Creating a Basic Auth. WSGI Middleware in Python
With my recent dedicated introduction to the Python language I have become very appreciative of the highly composable nature of WSGI applications. In a functional style you are able to compose a desired application from many different components, using the middleware ideology. The benefits of this approach can be clearly seen in the contrived example depicted below, which is based on my previous Flask example.
class Auth():
def __init__(self, app):
self._app = app
def __call__(self, environ, start_response):
if self._authenticated(environ.get('HTTP_AUTHORIZATION')):
return self._app(environ, start_response)
return self._login(environ, start_response)
def _authenticated(self, header):
from base64 import b64decode
if not header:
return False
_, encoded = header.split(None, 1)
decoded = b64decode(encoded).decode('UTF-8')
username, password = decoded.split(':', 1)

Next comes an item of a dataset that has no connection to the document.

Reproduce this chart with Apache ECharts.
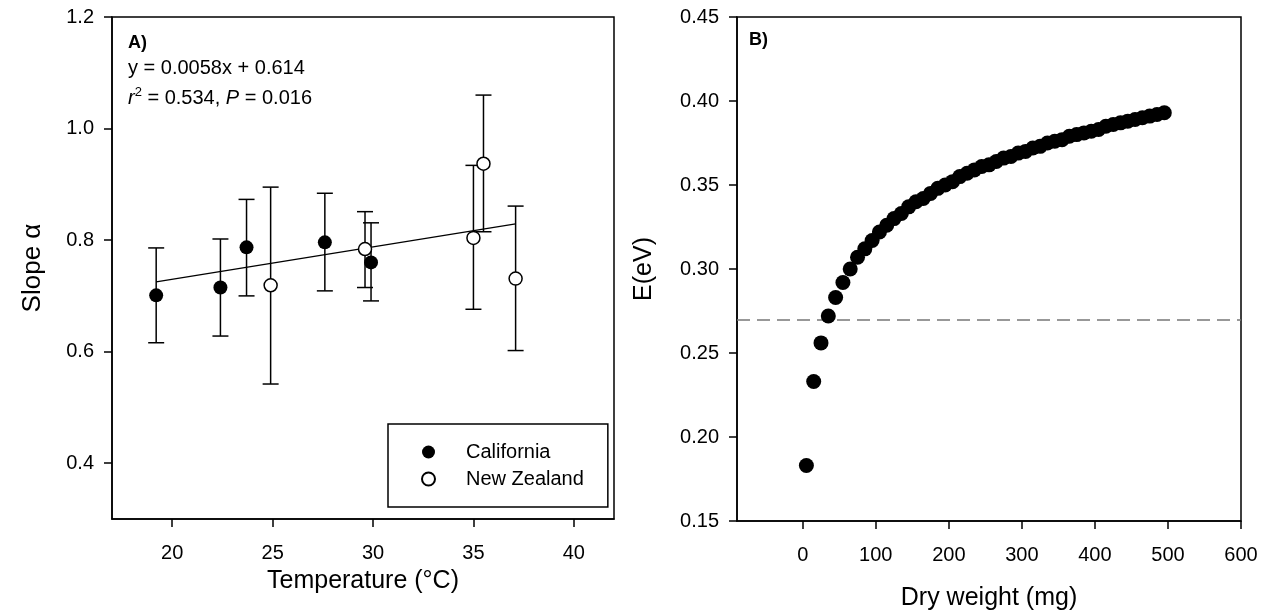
<!DOCTYPE html>
<html><head><meta charset="utf-8">
<script src="https://cdn.jsdelivr.net/npm/echarts@6/dist/echarts.min.js"></script>
<style>html,body{margin:0;padding:0;background:#fff}#c{width:1272px;height:616px}</style>
</head><body><div id="c"></div><script>
// ---------- Panel A data ----------
const tempCA  = [19.2, 22.4, 23.7, 27.6, 29.9];
const slopeCA = [0.701, 0.715, 0.787, 0.796, 0.760];
const lowCA   = [0.616, 0.628, 0.700, 0.709, 0.691];
const highCA  = [0.786, 0.802, 0.873, 0.884, 0.831];
const tempNZ  = [24.9, 29.6, 35.0, 35.5, 37.1];
const slopeNZ = [0.719, 0.784, 0.804, 0.937, 0.731];
const lowNZ   = [0.542, 0.715, 0.676, 0.815, 0.602];
const highNZ  = [0.895, 0.851, 0.934, 1.060, 0.861];
const fitX = [19.2, 37.1];
const fitY = [0.725, 0.829];
const ticksAx = [20, 25, 30, 35, 40];
const ticksAy = [0.4, 0.6, 0.8, 1.0, 1.2];
// ---------- Panel B data ----------
const weightB = [5,15,25,35,45,55,65,75,85,95,105,115,125,135,145,155,165,175,185,195,205,215,225,235,245,255,265,275,285,295,305,315,325,335,345,355,365,375,385,395,405,415,425,435,445,455,465,475,485,495];
const energyB = [0.183,0.233,0.256,0.272,0.283,0.292,0.300,0.307,0.312,0.317,0.322,0.326,0.330,0.333,0.337,0.340,0.342,0.345,0.348,0.350,0.352,0.355,0.357,0.359,0.361,0.362,0.364,0.366,0.367,0.369,0.370,0.372,0.373,0.375,0.376,0.377,0.379,0.380,0.381,0.382,0.383,0.385,0.386,0.387,0.388,0.389,0.390,0.391,0.392,0.393];
const refLineB = [0.268];
const ticksBx = [0, 100, 200, 300, 400, 500, 600];

const F = '"Liberation Sans", Arial, Helvetica, sans-serif';
const chart = echarts.init(document.getElementById('c'), null, {renderer: 'canvas'});

const axLine = {show: true, onZero: false, lineStyle: {color: '#000', width: 1.5}};
const axTick = {show: true, inside: false, length: 8, lineStyle: {color: '#000', width: 1.5}};
const lbl = {color: '#000', fontSize: 20, fontFamily: F};

function errSeries(name, xs, lo, hi) {
  return {
    type: 'custom', name: name, xAxisIndex: 0, yAxisIndex: 0, z: 2, silent: true,
    data: xs.map((x, i) => [x, lo[i], hi[i]]),
    renderItem: function (params, api) {
      const top = api.coord([api.value(0), api.value(2)]);
      const bot = api.coord([api.value(0), api.value(1)]);
      const w = 8;
      const st = {stroke: '#000', lineWidth: 1.5};
      return {type: 'group', children: [
        {type: 'line', shape: {x1: top[0], y1: top[1], x2: bot[0], y2: bot[1]}, style: st},
        {type: 'line', shape: {x1: top[0] - w, y1: top[1], x2: top[0] + w, y2: top[1]}, style: st},
        {type: 'line', shape: {x1: bot[0] - w, y1: bot[1], x2: bot[0] + w, y2: bot[1]}, style: st}
      ]};
    }
  };
}

const option = {
  backgroundColor: '#fff',
  animation: false,
  grid: [
    {left: 112, top: 17, width: 502, height: 502, show: true, borderColor: '#000', borderWidth: 1.5, backgroundColor: 'transparent'},
    {left: 737, top: 17, width: 504, height: 505, show: true, borderColor: '#000', borderWidth: 1.5, backgroundColor: 'transparent'}
  ],
  xAxis: [
    {type: 'value', gridIndex: 0, min: 17, max: 42,
     axisLine: axLine, axisTick: Object.assign({customValues: ticksAx}, axTick),
     axisLabel: Object.assign({customValues: ticksAx, margin: 24}, lbl),
     splitLine: {show: false},
     name: 'Temperature (°C)', nameLocation: 'middle', nameGap: 50,
     nameTextStyle: {fontSize: 25, fontFamily: F, color: '#000'}},
    {type: 'value', gridIndex: 1, min: -90, max: 600,
     axisLine: axLine, axisTick: Object.assign({customValues: ticksBx}, axTick),
     axisLabel: Object.assign({customValues: ticksBx, margin: 24}, lbl),
     splitLine: {show: false},
     name: 'Dry weight (mg)', nameLocation: 'middle', nameGap: 65,
     nameTextStyle: {fontSize: 25, fontFamily: F, color: '#000'}}
  ],
  yAxis: [
    {type: 'value', gridIndex: 0, min: 0.3, max: 1.2,
     axisLine: axLine, axisTick: Object.assign({customValues: ticksAy}, axTick),
     axisLabel: Object.assign({customValues: ticksAy, margin: 18, formatter: v => Number(v).toFixed(1)}, lbl),
     splitLine: {show: false},
     name: 'Slope α', nameLocation: 'middle', nameGap: 66,
     nameTextStyle: {fontSize: 26, fontFamily: F, color: '#000'}},
    {type: 'value', gridIndex: 1, min: 0.15, max: 0.45, interval: 0.05,
     axisLine: axLine, axisTick: axTick,
     axisLabel: Object.assign({margin: 18, formatter: v => Number(v).toFixed(2)}, lbl),
     splitLine: {show: false},
     name: 'E(eV)', nameLocation: 'middle', nameGap: 80,
     nameTextStyle: {fontSize: 25, fontFamily: F, color: '#000'}}
  ],
  legend: {
    data: ['California', 'New Zealand'],
    orient: 'vertical', left: 388, top: 424,
    padding: [18, 24, 18, 33], itemWidth: 13, itemHeight: 13, itemGap: 7,
    borderColor: '#000', borderWidth: 1.5, backgroundColor: '#fff',
    textStyle: {fontSize: 20, fontFamily: F, color: '#000', padding: [0, 0, 0, 26]}
  },
  graphic: [
    {type: 'text', left: 128, top: 34, style: {text: 'A)', font: 'bold 18px ' + F, fill: '#000'}},
    {type: 'text', left: 128, top: 58, style: {text: 'y = 0.0058x + 0.614', font: '20px ' + F, fill: '#000'}},
    {type: 'text', left: 128, top: 86, style: {
      text: '{i|r}{s|2}{n| = 0.534, }{i|P}{n| = 0.016}', font: '20px ' + F, fill: '#000',
      rich: {
        i: {fontStyle: 'italic', fontSize: 20, fontFamily: F, fill: '#000', lineHeight: 24},
        n: {fontSize: 20, fontFamily: F, fill: '#000', lineHeight: 24},
        s: {fontSize: 13, fontFamily: F, fill: '#000', verticalAlign: 'top', lineHeight: 24, padding: [0, 0, 10, 0]}
      }}},
    {type: 'text', left: 749, top: 31, style: {text: 'B)', font: 'bold 18px ' + F, fill: '#000'}}
  ],
  series: [
    errSeries('errCA', tempCA, lowCA, highCA),
    errSeries('errNZ', tempNZ, lowNZ, highNZ),
    {type: 'line', name: 'fit', xAxisIndex: 0, yAxisIndex: 0, z: 3, silent: true,
     data: fitX.map((x, i) => [x, fitY[i]]), showSymbol: false, symbol: 'none',
     lineStyle: {color: '#000', width: 1.3}},
    {type: 'scatter', name: 'California', xAxisIndex: 0, yAxisIndex: 0, z: 5,
     data: tempCA.map((x, i) => [x, slopeCA[i]]), symbol: 'circle', symbolSize: 14,
     itemStyle: {color: '#000', opacity: 1}},
    {type: 'scatter', name: 'New Zealand', xAxisIndex: 0, yAxisIndex: 0, z: 5,
     data: tempNZ.map((x, i) => [x, slopeNZ[i]]), symbol: 'circle', symbolSize: 13,
     itemStyle: {color: '#fff', borderColor: '#000', borderWidth: 1.5, opacity: 1}},
    {type: 'scatter', name: 'E', xAxisIndex: 1, yAxisIndex: 1, z: 5,
     data: weightB.map((x, i) => [x, energyB[i]]), symbol: 'circle', symbolSize: 15,
     itemStyle: {color: '#000', opacity: 1},
     markLine: {silent: true, symbol: ['none', 'none'], label: {show: false},
       lineStyle: {color: '#777', width: 1.5, type: [13, 7]},
       data: refLineB.map(v => ({yAxis: v}))}}
  ]
};
chart.setOption(option);
</script></body></html>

return username == password
def _login(self, environ, start_response):
start_response('401 Authentication Required',
[('Content-Type', 'text/html'),
('WWW-Authenticate', 'Basic realm="Login"')])
return [b'Login']
def app(environ, start_response):
start_response('200 OK', [('Content-Type', 'text/html')])
return [b'Hello, world!']
if __name__ == '__main__':
from wsgiref.simple_server import make_server
httpd = make_server('', 8080, Auth(app))
print('Serving on port 8080...')
try:
httpd.serve_forever()
except KeyboardInterrupt:
print('Goodbye!')
As you can see we are able to secure a specified WSGI application with the provided ‘Auth’ middleware. The advantages of using this loosely coupled approach allows us to easily replace the authentication implementation with an alternative (i.e. OAuth) in future builds, without alteration to encapsulated applications.